▶ [Given data]
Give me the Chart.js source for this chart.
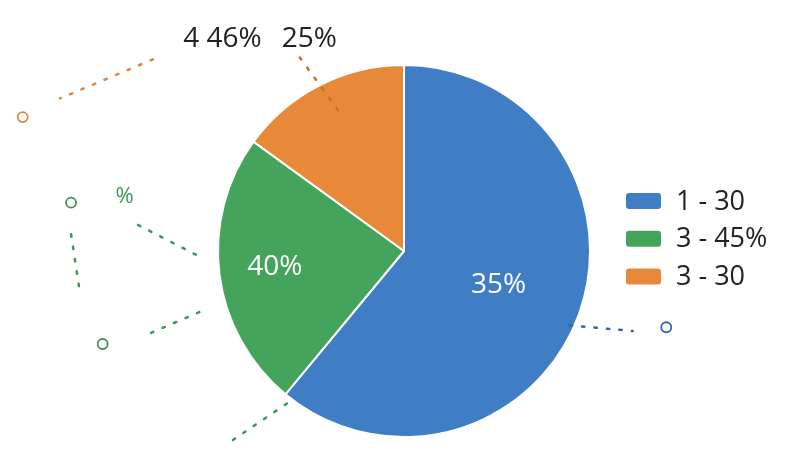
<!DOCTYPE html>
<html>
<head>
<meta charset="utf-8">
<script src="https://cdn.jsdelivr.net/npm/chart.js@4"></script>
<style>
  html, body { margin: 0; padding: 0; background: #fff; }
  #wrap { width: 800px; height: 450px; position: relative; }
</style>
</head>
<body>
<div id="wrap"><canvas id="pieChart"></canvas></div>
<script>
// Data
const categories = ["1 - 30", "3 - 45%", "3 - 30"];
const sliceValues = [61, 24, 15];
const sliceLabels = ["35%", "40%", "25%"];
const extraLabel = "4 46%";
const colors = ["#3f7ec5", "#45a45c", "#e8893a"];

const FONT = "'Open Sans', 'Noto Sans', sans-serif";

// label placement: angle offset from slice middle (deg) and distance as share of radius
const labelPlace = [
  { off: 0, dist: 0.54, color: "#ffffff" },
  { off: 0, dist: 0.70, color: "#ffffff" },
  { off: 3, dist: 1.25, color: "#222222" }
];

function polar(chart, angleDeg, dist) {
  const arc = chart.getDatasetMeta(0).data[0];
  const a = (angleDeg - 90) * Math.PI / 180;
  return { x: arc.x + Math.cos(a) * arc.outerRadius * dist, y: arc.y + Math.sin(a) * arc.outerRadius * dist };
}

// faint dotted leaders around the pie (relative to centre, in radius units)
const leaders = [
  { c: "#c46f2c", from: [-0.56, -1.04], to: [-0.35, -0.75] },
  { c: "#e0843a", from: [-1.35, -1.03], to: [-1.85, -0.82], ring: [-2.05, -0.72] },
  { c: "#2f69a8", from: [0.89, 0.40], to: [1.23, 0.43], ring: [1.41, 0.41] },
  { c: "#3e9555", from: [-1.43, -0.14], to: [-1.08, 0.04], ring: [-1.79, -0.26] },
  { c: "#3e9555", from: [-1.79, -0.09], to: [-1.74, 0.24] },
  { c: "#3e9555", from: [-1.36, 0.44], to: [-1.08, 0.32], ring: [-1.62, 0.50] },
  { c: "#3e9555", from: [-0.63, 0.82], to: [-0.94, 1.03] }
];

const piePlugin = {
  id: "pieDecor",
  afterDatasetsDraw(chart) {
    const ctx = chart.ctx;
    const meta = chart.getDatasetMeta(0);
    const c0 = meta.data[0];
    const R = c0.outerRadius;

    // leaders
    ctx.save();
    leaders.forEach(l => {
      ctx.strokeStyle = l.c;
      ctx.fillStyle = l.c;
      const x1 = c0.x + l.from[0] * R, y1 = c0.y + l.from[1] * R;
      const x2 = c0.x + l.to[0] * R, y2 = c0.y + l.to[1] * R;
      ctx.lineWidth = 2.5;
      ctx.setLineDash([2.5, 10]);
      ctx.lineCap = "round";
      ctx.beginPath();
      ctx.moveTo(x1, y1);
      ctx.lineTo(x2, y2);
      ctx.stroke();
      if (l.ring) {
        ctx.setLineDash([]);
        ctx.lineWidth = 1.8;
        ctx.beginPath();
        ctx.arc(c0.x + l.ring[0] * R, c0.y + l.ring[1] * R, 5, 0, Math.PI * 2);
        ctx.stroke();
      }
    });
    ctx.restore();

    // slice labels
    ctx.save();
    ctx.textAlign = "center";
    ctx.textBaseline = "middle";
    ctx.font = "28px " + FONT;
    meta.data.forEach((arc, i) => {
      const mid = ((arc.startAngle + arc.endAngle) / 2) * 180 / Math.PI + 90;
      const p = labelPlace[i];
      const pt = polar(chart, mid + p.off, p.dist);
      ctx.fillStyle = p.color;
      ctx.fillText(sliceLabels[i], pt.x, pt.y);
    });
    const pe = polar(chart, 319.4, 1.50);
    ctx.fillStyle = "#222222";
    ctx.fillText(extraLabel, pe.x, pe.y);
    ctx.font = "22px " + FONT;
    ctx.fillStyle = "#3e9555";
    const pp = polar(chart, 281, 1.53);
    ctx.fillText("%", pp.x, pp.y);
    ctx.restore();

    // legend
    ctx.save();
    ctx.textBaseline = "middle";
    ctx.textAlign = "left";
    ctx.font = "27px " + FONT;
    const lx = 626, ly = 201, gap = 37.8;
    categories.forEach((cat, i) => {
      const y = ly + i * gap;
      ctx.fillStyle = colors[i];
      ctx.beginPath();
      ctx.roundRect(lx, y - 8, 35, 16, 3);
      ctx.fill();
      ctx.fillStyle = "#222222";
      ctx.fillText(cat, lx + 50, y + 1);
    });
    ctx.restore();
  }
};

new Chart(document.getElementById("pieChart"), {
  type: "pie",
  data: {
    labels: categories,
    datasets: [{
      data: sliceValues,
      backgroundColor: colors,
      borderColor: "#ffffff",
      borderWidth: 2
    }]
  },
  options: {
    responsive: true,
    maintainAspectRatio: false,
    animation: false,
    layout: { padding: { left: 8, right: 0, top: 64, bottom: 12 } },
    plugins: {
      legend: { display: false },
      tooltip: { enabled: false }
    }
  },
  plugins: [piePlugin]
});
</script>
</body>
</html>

▶ [What this task involves] Give back every line exactly as it stands, pictures excluded.

▶ [Written response]
Give me the Chart.js source for this chart.
<!DOCTYPE html>
<html>
<head>
<meta charset="utf-8">
<script src="https://cdn.jsdelivr.net/npm/chart.js@4"></script>
<style>
  html, body { margin: 0; padding: 0; background: #fff; }
  #wrap { width: 800px; height: 450px; position: relative; }
</style>
</head>
<body>
<div id="wrap"><canvas id="pieChart"></canvas></div>
<script>
// Data
const categories = ["1 - 30", "3 - 45%", "3 - 30"];
const sliceValues = [61, 24, 15];
const sliceLabels = ["35%", "40%", "25%"];
const extraLabel = "4 46%";
const colors = ["#3f7ec5", "#45a45c", "#e8893a"];

const FONT = "'Open Sans', 'Noto Sans', sans-serif";

// label placement: angle offset from slice middle (deg) and distance as share of radius
const labelPlace = [
  { off: 0, dist: 0.54, color: "#ffffff" },
  { off: 0, dist: 0.70, color: "#ffffff" },
  { off: 3, dist: 1.25, color: "#222222" }
];

function polar(chart, angleDeg, dist) {
  const arc = chart.getDatasetMeta(0).data[0];
  const a = (angleDeg - 90) * Math.PI / 180;
  return { x: arc.x + Math.cos(a) * arc.outerRadius * dist, y: arc.y + Math.sin(a) * arc.outerRadius * dist };
}

// faint dotted leaders around the pie (relative to centre, in radius units)
const leaders = [
  { c: "#c46f2c", from: [-0.56, -1.04], to: [-0.35, -0.75] },
  { c: "#e0843a", from: [-1.35, -1.03], to: [-1.85, -0.82], ring: [-2.05, -0.72] },
  { c: "#2f69a8", from: [0.89, 0.40], to: [1.23, 0.43], ring: [1.41, 0.41] },
  { c: "#3e9555", from: [-1.43, -0.14], to: [-1.08, 0.04], ring: [-1.79, -0.26] },
  { c: "#3e9555", from: [-1.79, -0.09], to: [-1.74, 0.24] },
  { c: "#3e9555", from: [-1.36, 0.44], to: [-1.08, 0.32], ring: [-1.62, 0.50] },
  { c: "#3e9555", from: [-0.63, 0.82], to: [-0.94, 1.03] }
];

const piePlugin = {
  id: "pieDecor",
  afterDatasetsDraw(chart) {
    const ctx = chart.ctx;
    const meta = chart.getDatasetMeta(0);
    const c0 = meta.data[0];
    const R = c0.outerRadius;

    // leaders
    ctx.save();
    leaders.forEach(l => {
      ctx.strokeStyle = l.c;
      ctx.fillStyle = l.c;
      const x1 = c0.x + l.from[0] * R, y1 = c0.y + l.from[1] * R;
      const x2 = c0.x + l.to[0] * R, y2 = c0.y + l.to[1] * R;
      ctx.lineWidth = 2.5;
      ctx.setLineDash([2.5, 10]);
      ctx.lineCap = "round";
      ctx.beginPath();
      ctx.moveTo(x1, y1);
      ctx.lineTo(x2, y2);
      ctx.stroke();
      if (l.ring) {
        ctx.setLineDash([]);
        ctx.lineWidth = 1.8;
        ctx.beginPath();
        ctx.arc(c0.x + l.ring[0] * R, c0.y + l.ring[1] * R, 5, 0, Math.PI * 2);
        ctx.stroke();
      }
    });
    ctx.restore();

    // slice labels
    ctx.save();
    ctx.textAlign = "center";
    ctx.textBaseline = "middle";
    ctx.font = "28px " + FONT;
    meta.data.forEach((arc, i) => {
      const mid = ((arc.startAngle + arc.endAngle) / 2) * 180 / Math.PI + 90;
      const p = labelPlace[i];
      const pt = polar(chart, mid + p.off, p.dist);
      ctx.fillStyle = p.color;
      ctx.fillText(sliceLabels[i], pt.x, pt.y);
    });
    const pe = polar(chart, 319.4, 1.50);
    ctx.fillStyle = "#222222";
    ctx.fillText(extraLabel, pe.x, pe.y);
    ctx.font = "22px " + FONT;
    ctx.fillStyle = "#3e9555";
    const pp = polar(chart, 281, 1.53);
    ctx.fillText("%", pp.x, pp.y);
    ctx.restore();

    // legend
    ctx.save();
    ctx.textBaseline = "middle";
    ctx.textAlign = "left";
    ctx.font = "27px " + FONT;
    const lx = 626, ly = 201, gap = 37.8;
    categories.forEach((cat, i) => {
      const y = ly + i * gap;
      ctx.fillStyle = colors[i];
      ctx.beginPath();
      ctx.roundRect(lx, y - 8, 35, 16, 3);
      ctx.fill();
      ctx.fillStyle = "#222222";
      ctx.fillText(cat, lx + 50, y + 1);
    });
    ctx.restore();
  }
};

new Chart(document.getElementById("pieChart"), {
  type: "pie",
  data: {
    labels: categories,
    datasets: [{
      data: sliceValues,
      backgroundColor: colors,
      borderColor: "#ffffff",
      borderWidth: 2
    }]
  },
  options: {
    responsive: true,
    maintainAspectRatio: false,
    animation: false,
    layout: { padding: { left: 8, right: 0, top: 64, bottom: 12 } },
    plugins: {
      legend: { display: false },
      tooltip: { enabled: false }
    }
  },
  plugins: [piePlugin]
});
</script>
</body>
</html>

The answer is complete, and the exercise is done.